EXERCISE REQUIREMENTS ->
Reproduce the listing below exactly. Pictures do not belong in the copy.

SUPPLIED INFORMATION ->
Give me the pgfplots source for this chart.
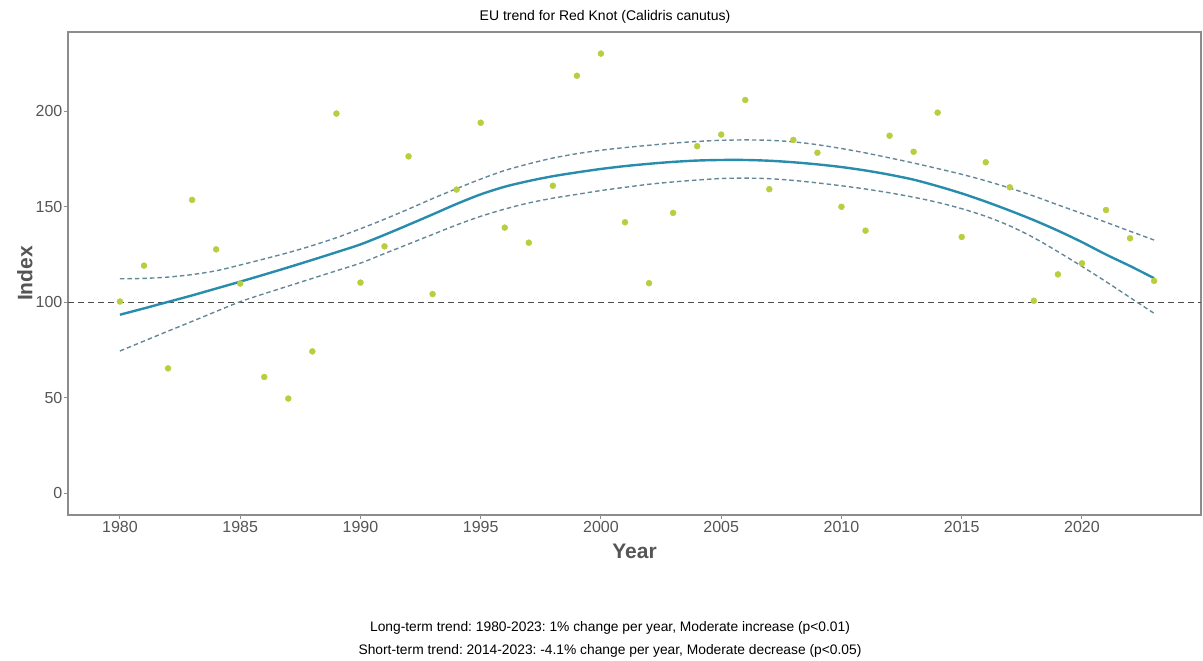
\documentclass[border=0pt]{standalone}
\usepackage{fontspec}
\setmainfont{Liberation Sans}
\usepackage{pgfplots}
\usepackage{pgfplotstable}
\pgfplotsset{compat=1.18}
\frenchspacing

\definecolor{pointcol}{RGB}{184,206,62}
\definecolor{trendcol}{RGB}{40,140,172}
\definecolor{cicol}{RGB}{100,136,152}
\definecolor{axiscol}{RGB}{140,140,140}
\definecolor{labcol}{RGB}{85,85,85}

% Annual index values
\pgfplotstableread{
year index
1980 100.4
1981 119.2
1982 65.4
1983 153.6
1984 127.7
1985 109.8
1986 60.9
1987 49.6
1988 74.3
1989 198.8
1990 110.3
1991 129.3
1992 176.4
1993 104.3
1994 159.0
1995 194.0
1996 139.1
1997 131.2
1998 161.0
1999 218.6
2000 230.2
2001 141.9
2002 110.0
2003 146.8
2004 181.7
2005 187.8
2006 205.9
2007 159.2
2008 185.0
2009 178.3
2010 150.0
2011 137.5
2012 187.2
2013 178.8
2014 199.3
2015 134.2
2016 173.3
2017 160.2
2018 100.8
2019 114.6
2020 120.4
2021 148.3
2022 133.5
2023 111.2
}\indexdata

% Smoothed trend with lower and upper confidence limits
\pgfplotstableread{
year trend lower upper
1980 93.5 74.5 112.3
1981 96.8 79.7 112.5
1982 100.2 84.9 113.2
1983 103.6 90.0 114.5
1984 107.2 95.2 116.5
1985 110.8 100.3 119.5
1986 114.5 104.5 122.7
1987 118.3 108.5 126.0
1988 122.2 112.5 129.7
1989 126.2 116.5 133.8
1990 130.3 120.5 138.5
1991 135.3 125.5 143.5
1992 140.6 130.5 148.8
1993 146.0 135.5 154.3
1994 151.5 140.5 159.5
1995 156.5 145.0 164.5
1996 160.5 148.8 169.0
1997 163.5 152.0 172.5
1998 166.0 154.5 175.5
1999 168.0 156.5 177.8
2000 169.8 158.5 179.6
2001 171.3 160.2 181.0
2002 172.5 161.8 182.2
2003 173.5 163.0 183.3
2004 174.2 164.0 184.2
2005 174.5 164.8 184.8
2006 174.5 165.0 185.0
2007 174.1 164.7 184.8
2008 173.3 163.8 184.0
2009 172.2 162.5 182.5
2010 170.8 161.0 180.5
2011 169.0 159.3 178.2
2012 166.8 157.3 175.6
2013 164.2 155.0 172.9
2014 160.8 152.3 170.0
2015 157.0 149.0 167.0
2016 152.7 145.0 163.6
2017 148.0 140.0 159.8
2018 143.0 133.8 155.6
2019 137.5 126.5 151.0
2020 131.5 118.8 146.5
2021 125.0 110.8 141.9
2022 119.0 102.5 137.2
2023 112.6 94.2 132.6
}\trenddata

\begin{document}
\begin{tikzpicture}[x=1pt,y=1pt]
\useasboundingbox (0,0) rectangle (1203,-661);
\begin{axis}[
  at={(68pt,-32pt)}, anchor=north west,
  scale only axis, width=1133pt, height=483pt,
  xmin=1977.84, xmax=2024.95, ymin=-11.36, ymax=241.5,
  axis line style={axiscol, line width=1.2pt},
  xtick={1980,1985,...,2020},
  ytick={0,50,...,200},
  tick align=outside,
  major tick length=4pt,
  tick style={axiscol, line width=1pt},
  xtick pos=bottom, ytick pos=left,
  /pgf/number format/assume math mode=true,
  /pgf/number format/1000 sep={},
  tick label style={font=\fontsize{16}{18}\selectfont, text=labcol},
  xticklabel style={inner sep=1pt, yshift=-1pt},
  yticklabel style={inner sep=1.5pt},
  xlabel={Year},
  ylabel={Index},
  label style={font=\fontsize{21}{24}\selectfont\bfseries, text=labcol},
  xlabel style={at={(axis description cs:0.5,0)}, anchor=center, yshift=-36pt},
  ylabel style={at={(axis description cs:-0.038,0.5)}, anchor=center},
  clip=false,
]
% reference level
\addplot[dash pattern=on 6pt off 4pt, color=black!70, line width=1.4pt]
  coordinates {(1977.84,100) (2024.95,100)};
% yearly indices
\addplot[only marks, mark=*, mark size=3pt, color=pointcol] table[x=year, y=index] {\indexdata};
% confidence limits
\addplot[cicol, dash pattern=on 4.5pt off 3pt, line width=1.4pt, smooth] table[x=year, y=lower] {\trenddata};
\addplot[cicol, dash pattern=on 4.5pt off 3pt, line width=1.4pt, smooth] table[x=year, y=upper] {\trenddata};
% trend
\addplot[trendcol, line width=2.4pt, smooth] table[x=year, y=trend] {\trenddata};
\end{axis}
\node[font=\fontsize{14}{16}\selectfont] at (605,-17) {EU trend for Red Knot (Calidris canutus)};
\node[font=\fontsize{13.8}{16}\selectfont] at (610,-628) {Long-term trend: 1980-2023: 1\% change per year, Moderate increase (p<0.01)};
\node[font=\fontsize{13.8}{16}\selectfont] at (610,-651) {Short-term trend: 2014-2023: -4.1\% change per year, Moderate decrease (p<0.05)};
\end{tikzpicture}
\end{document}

RESPONSE FOR THIS EXERCISE ->
Give me the pgfplots source for this chart.
\documentclass[border=0pt]{standalone}
\usepackage{fontspec}
\setmainfont{Liberation Sans}
\usepackage{pgfplots}
\usepackage{pgfplotstable}
\pgfplotsset{compat=1.18}
\frenchspacing

\definecolor{pointcol}{RGB}{184,206,62}
\definecolor{trendcol}{RGB}{40,140,172}
\definecolor{cicol}{RGB}{100,136,152}
\definecolor{axiscol}{RGB}{140,140,140}
\definecolor{labcol}{RGB}{85,85,85}

% Annual index values
\pgfplotstableread{
year index
1980 100.4
1981 119.2
1982 65.4
1983 153.6
1984 127.7
1985 109.8
1986 60.9
1987 49.6
1988 74.3
1989 198.8
1990 110.3
1991 129.3
1992 176.4
1993 104.3
1994 159.0
1995 194.0
1996 139.1
1997 131.2
1998 161.0
1999 218.6
2000 230.2
2001 141.9
2002 110.0
2003 146.8
2004 181.7
2005 187.8
2006 205.9
2007 159.2
2008 185.0
2009 178.3
2010 150.0
2011 137.5
2012 187.2
2013 178.8
2014 199.3
2015 134.2
2016 173.3
2017 160.2
2018 100.8
2019 114.6
2020 120.4
2021 148.3
2022 133.5
2023 111.2
}\indexdata

% Smoothed trend with lower and upper confidence limits
\pgfplotstableread{
year trend lower upper
1980 93.5 74.5 112.3
1981 96.8 79.7 112.5
1982 100.2 84.9 113.2
1983 103.6 90.0 114.5
1984 107.2 95.2 116.5
1985 110.8 100.3 119.5
1986 114.5 104.5 122.7
1987 118.3 108.5 126.0
1988 122.2 112.5 129.7
1989 126.2 116.5 133.8
1990 130.3 120.5 138.5
1991 135.3 125.5 143.5
1992 140.6 130.5 148.8
1993 146.0 135.5 154.3
1994 151.5 140.5 159.5
1995 156.5 145.0 164.5
1996 160.5 148.8 169.0
1997 163.5 152.0 172.5
1998 166.0 154.5 175.5
1999 168.0 156.5 177.8
2000 169.8 158.5 179.6
2001 171.3 160.2 181.0
2002 172.5 161.8 182.2
2003 173.5 163.0 183.3
2004 174.2 164.0 184.2
2005 174.5 164.8 184.8
2006 174.5 165.0 185.0
2007 174.1 164.7 184.8
2008 173.3 163.8 184.0
2009 172.2 162.5 182.5
2010 170.8 161.0 180.5
2011 169.0 159.3 178.2
2012 166.8 157.3 175.6
2013 164.2 155.0 172.9
2014 160.8 152.3 170.0
2015 157.0 149.0 167.0
2016 152.7 145.0 163.6
2017 148.0 140.0 159.8
2018 143.0 133.8 155.6
2019 137.5 126.5 151.0
2020 131.5 118.8 146.5
2021 125.0 110.8 141.9
2022 119.0 102.5 137.2
2023 112.6 94.2 132.6
}\trenddata

\begin{document}
\begin{tikzpicture}[x=1pt,y=1pt]
\useasboundingbox (0,0) rectangle (1203,-661);
\begin{axis}[
  at={(68pt,-32pt)}, anchor=north west,
  scale only axis, width=1133pt, height=483pt,
  xmin=1977.84, xmax=2024.95, ymin=-11.36, ymax=241.5,
  axis line style={axiscol, line width=1.2pt},
  xtick={1980,1985,...,2020},
  ytick={0,50,...,200},
  tick align=outside,
  major tick length=4pt,
  tick style={axiscol, line width=1pt},
  xtick pos=bottom, ytick pos=left,
  /pgf/number format/assume math mode=true,
  /pgf/number format/1000 sep={},
  tick label style={font=\fontsize{16}{18}\selectfont, text=labcol},
  xticklabel style={inner sep=1pt, yshift=-1pt},
  yticklabel style={inner sep=1.5pt},
  xlabel={Year},
  ylabel={Index},
  label style={font=\fontsize{21}{24}\selectfont\bfseries, text=labcol},
  xlabel style={at={(axis description cs:0.5,0)}, anchor=center, yshift=-36pt},
  ylabel style={at={(axis description cs:-0.038,0.5)}, anchor=center},
  clip=false,
]
% reference level
\addplot[dash pattern=on 6pt off 4pt, color=black!70, line width=1.4pt]
  coordinates {(1977.84,100) (2024.95,100)};
% yearly indices
\addplot[only marks, mark=*, mark size=3pt, color=pointcol] table[x=year, y=index] {\indexdata};
% confidence limits
\addplot[cicol, dash pattern=on 4.5pt off 3pt, line width=1.4pt, smooth] table[x=year, y=lower] {\trenddata};
\addplot[cicol, dash pattern=on 4.5pt off 3pt, line width=1.4pt, smooth] table[x=year, y=upper] {\trenddata};
% trend
\addplot[trendcol, line width=2.4pt, smooth] table[x=year, y=trend] {\trenddata};
\end{axis}
\node[font=\fontsize{14}{16}\selectfont] at (605,-17) {EU trend for Red Knot (Calidris canutus)};
\node[font=\fontsize{13.8}{16}\selectfont] at (610,-628) {Long-term trend: 1980-2023: 1\% change per year, Moderate increase (p<0.01)};
\node[font=\fontsize{13.8}{16}\selectfont] at (610,-651) {Short-term trend: 2014-2023: -4.1\% change per year, Moderate decrease (p<0.05)};
\end{tikzpicture}
\end{document}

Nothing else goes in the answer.